I think the general consensus is you would need to develop warp tech (or some means of FTL) in order to have the theoretical and practical models necessary for time travel. But, let's say they did - they can change history all they like on their own planet. Without warp, there's very little they could do to their own history that would affect anyone else. Now if they pop to their own future, get warp tech and bring it back... then now they ARE warp-capable and Buttchin can have a word with them. But yes, ultimately stopping folk developing and using tech is like the nuclear arms race here on Earth. All you can do is have the bigger stockpile and make it very difficult for people to get the materials. MAD works to a point, but there are always crazies. Star Trek Online has a pretty strong advancement of the Temporal Cold War arc with players from lots of eras - the Krenim, the Vorgons, Kal Dano (the guy who built the Tox Uthat), the Na'khul, the Sphere Builders, even the Mirror Universe Terrans (25th Century)... and Daniels again.

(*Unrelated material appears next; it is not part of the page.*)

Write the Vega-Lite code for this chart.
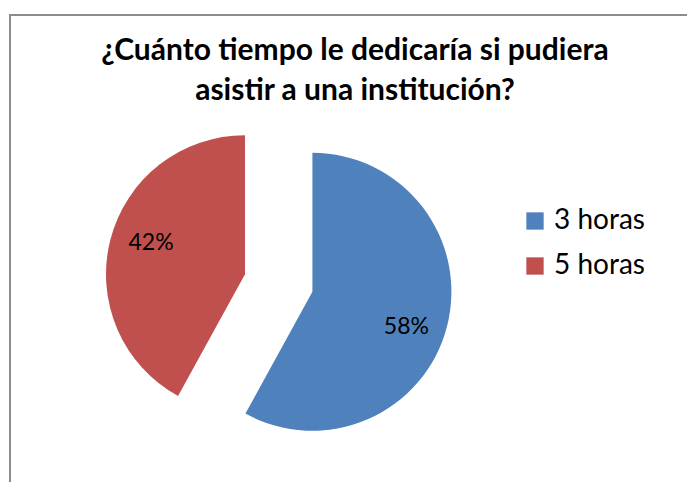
{
  "$schema": "https://vega.github.io/schema/vega-lite/v6.json",
  "width": 700,
  "height": 500,
  "autosize": "none",
  "padding": {"left": 10, "top": 15, "right": 0, "bottom": 0},
  "background": "white",
  "config": {
    "view": {"stroke": null},
    "font": "Lato"
  },
  "title": {
    "text": ["¿Cuánto tiempo le dedicaría si pudiera", "asistir a una institución?"],
    "anchor": "middle",
    "orient": "top",
    "baseline": "top",
    "offset": 0,
    "dy": 92,
    "dx": -5,
    "fontSize": 30,
    "fontWeight": "bold",
    "lineHeight": 40,
    "color": "#000000",
    "font": "Lato"
  },
  "data": {
    "values": [
      {"categoria": "3 horas", "porcentaje": 58, "etiqueta": "58%", "orden": 1},
      {"categoria": "5 horas", "porcentaje": 42, "etiqueta": "42%", "orden": 2}
    ]
  },
  "layer": [
    {
      "mark": {"type": "rect", "filled": false, "stroke": "#8c8c8c", "strokeWidth": 2},
      "encoding": {}
    },
    {
      "mark": {"type": "arc", "outerRadius": 139, "xOffset": -47.6, "yOffset": 26.8},
      "encoding": {
        "theta": {"field": "porcentaje", "type": "quantitative", "stack": true},
        "order": {"field": "orden", "type": "quantitative"},
        "color": {
          "field": "categoria",
          "type": "nominal",
          "scale": {"domain": ["3 horas", "5 horas"], "range": ["#4F81BD", "#C0504D"]},
          "legend": {
            "title": null,
            "orient": "none",
            "legendX": 511,
            "legendY": 192,
            "symbolType": "square",
            "symbolSize": 300,
            "symbolStrokeWidth": 0,
            "labelFontSize": 28,
            "labelFont": "Lato",
            "labelColor": "#000000",
            "rowPadding": 17,
            "labelOffset": 5
          }
        },
        "opacity": {"condition": {"test": "datum.categoria === '3 horas'", "value": 1}, "value": 0}
      }
    },
    {
      "mark": {"type": "arc", "outerRadius": 139, "xOffset": -115, "yOffset": 9.2},
      "encoding": {
        "theta": {"field": "porcentaje", "type": "quantitative", "stack": true},
        "order": {"field": "orden", "type": "quantitative"},
        "color": {"field": "categoria", "type": "nominal"},
        "opacity": {"condition": {"test": "datum.categoria === '5 horas'", "value": 1}, "value": 0}
      }
    },
    {
      "mark": {"type": "text", "radius": 97, "xOffset": -47.6, "yOffset": 38, "fontSize": 23, "font": "Lato", "color": "#000000"},
      "encoding": {
        "theta": {"field": "porcentaje", "type": "quantitative", "stack": true},
        "order": {"field": "orden", "type": "quantitative"},
        "text": {"field": "etiqueta", "type": "nominal"},
        "opacity": {"condition": {"test": "datum.categoria === '3 horas'", "value": 1}, "value": 0}
      }
    },
    {
      "mark": {"type": "text", "radius": 97, "xOffset": -115, "yOffset": 2, "fontSize": 23, "font": "Lato", "color": "#000000"},
      "encoding": {
        "theta": {"field": "porcentaje", "type": "quantitative", "stack": true},
        "order": {"field": "orden", "type": "quantitative"},
        "text": {"field": "etiqueta", "type": "nominal"},
        "opacity": {"condition": {"test": "datum.categoria === '5 horas'", "value": 1}, "value": 0}
      }
    }
  ]
}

I think it's pretty clear that the Temporal Prime Directive is about as well enforced as the original Prime Directive. I mean, hell, the Krenim alone - and then Admiral Janeway deciding to say screw it and fuck up the timeline to get Voyager home. I did see a recent Voyager though that dropped that idea well before the arc though. The one where Chakotay is stuck in different time slices, and encounters a pre-Delta Quadrant Janeway who is more than willing to ignore the Temporal Prime Directive to keep her crew from being lost in the future. Though she was wiped when the timeline was reset, it was a good character moment that foreshadowed Endgame. I continously find rewatching the Trek shows there's more there than my first watch through. Hell, I even liked Enterprise the 2nd time around.
Playing Devils Advocate for that, they could go all Mr Atoz and send their civilisation back in time, or that crap dinosaur show where they sent civilisation back to the Jurassic or somesuch. You've got a neverending loop so by the time the Federation is even a thing they can traverse the galaxy. Trek's time travel has always been ropey, but that's a function of how TOS was meant to be, and in truth, most sci-fi handles it badly - in reality time travel is the ultimate weapon where the first aggressive species to have it, is also the last as they'd use it to ensure no other species ever got advanced enough to threaten them. Always thought Dr Who missed a trick with that, the pomp of the Time Lords being a coping mechanism for being history's biggest set of murderers.
The novels suggested that Janeway got the same pass that Kirk did after using time travel in TVH, since the only alternative was the destruction of Earth and/or the Federation. Presumably the climax of Year of Hell reduced most of the Krenims time travel technology down to the theoretical level.
STO had them revive it but as a desperation move when they were on the verge of extinction - they managed to shift one planet and its moon out of temporal phase so the bad guys couldn't find them. They had the plans for Annorax's ship but not the resources to make it - the equally desperate Fed-Klingon-Romulan Alliance gave them the support needed to make it real but their attempts to change history worked out badly and they had to put it "near as dammit" back the way it was... except the "near as" involved erasing most of the species (Tuterian) whose survivors would go on to become the Sphere Builders, blaming the Federation for their loss. And a Krenim scientist lost his wife and unborn child to that incident (she was Tuterian) and found out about it from her temporally-shielded logs, then went Annorax on the Temporal Alliance trying to bring her back.